Euler-Heisenberg Lagrangian under an axial gauge field

Augmentations to the Euler-Heisenberg Lagrangian (QED one-loop effective action in homogeneous electromagnetic fields) under a constant background axial gauge are examined. Two special configurations admit an exact eigendecomposition, and hence effective action as a spectral sum, of the augmented Dirac operator: one with a magnetic field with chiral chemical potential, and the other with an electric field with spatial axial gauge, which resembles an emergent vorticity.
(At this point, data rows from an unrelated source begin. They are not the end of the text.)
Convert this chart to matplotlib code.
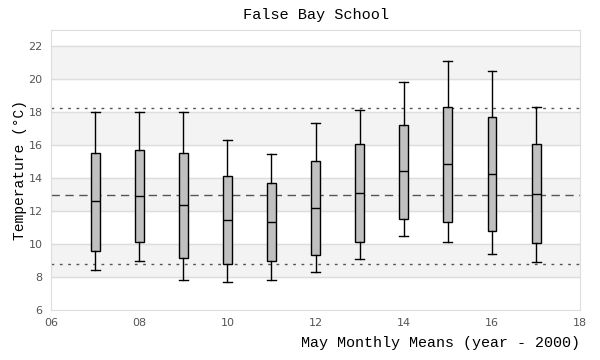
import matplotlib
matplotlib.use("Agg")
from matplotlib import pyplot as plt

# May monthly means, year - 2000
years = [7, 8, 9, 10, 11, 12, 13, 14, 15, 16, 17]
whislo = [8.42, 8.97, 7.82, 7.68, 7.80, 8.28, 9.07, 10.47, 10.10, 9.37, 8.89]
q1 = [9.58, 10.12, 9.13, 8.77, 8.95, 9.31, 10.12, 11.50, 11.31, 10.77, 10.04]
med = [12.59, 12.91, 12.34, 11.43, 11.31, 12.16, 13.07, 14.40, 14.83, 14.22, 13.01]
q3 = [15.53, 15.68, 15.53, 14.14, 13.72, 15.05, 16.08, 17.23, 18.34, 17.73, 16.04]
whishi = [17.98, 18.0, 18.0, 16.28, 15.43, 17.37, 18.16, 19.86, 21.13, 20.53, 18.34]

mean_all = 12.95
upper_lim = 18.28
lower_lim = 8.77

stats = []
for i in range(len(years)):
    stats.append(dict(whislo=whislo[i], q1=q1[i], med=med[i], q3=q3[i],
                      whishi=whishi[i], fliers=[]))

mono = 'Liberation Mono'
fig = plt.figure(figsize=(6, 3.6), dpi=100)
ax = fig.add_axes([0.085, 0.14, 0.882, 0.777])

# alternating bands
for lo in range(8, 23, 4):
    ax.axhspan(lo, lo + 2, color='#f3f3f3', zorder=0)
for y in range(8, 23, 2):
    ax.axhline(y, color='#dddddd', lw=1, zorder=1)

ax.axhline(upper_lim, color='#555555', ls=(0, (2, 4)), lw=1, zorder=2)
ax.axhline(lower_lim, color='#555555', ls=(0, (2, 4)), lw=1, zorder=2)
ax.axhline(mean_all, color='#555555', ls=(0, (6, 4)), lw=1, zorder=2)

lw = 1.0
ax.bxp(stats, positions=years, widths=0.2, patch_artist=True, showfliers=False,
       boxprops=dict(facecolor='#c0c0c0', edgecolor='black', lw=lw),
       medianprops=dict(color='black', lw=lw),
       whiskerprops=dict(color='black', lw=lw),
       capprops=dict(color='black', lw=lw), capwidths=0.2,
       zorder=3)

ax.set_xlim(6, 18)
ax.set_ylim(6, 23)
ax.set_xticks(range(6, 19, 2))
ax.set_xticklabels(['%02d' % v for v in range(6, 19, 2)])
ax.set_yticks(range(6, 23, 2))
ax.tick_params(length=0, labelsize=8, labelcolor='#555555', pad=6)
for s in ax.spines.values():
    s.set_color('#dddddd')

ax.set_title('False Bay School', family=mono, fontsize=11, pad=8)
ax.set_ylabel('Temperature (°C)', family=mono, fontsize=10.5, labelpad=1)
ax.set_xlabel('May Monthly Means (year - 2000)', family=mono, fontsize=10.8,
              loc='right', labelpad=6)

fig.savefig('out.png', dpi=100)
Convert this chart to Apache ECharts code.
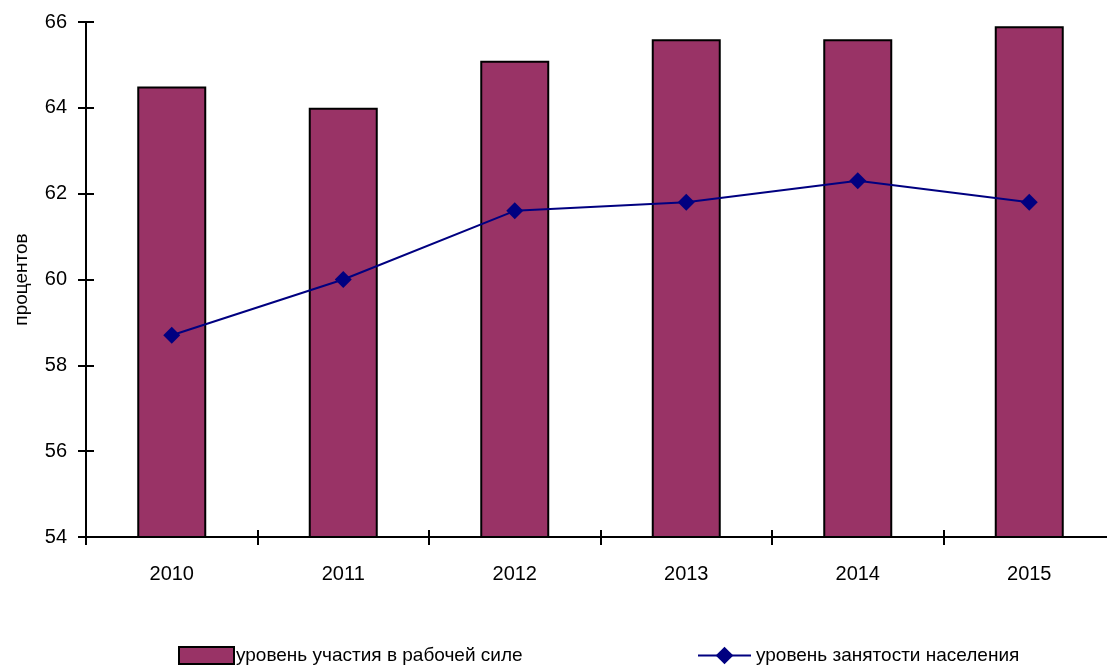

An enhancement to Schwinger pair production is found for the latter, which is more fully analyzed using the worldline instanton formalism. There it is found the overall enhancement is due to the spatial axial gauge serving as a negative mass shift. Finally, we remark on the exactly solvable massless case for arbitrary electromagnetic and axial gauges.

Figure 1

Imaginary part of the effective action, $\mathrm{Im}\mathrm{\Gamma }(E,{\omega }_5)$, to $\mathcal{O}({\omega }_5^4)$ as a function of normalized mass, $\overline{m}$, and spatial axial gauge, ${\overline{\omega }}_5$, as given in Eq. (54). Notice for constant $\overline{m}$, there is an enhancement of pair production for increasing ${\overline{\omega }}_5$. Also lines of approximately constant values of the imaginary part are seen for linear relationships between $\overline{m}$ and ${\overline{\omega }}_5$.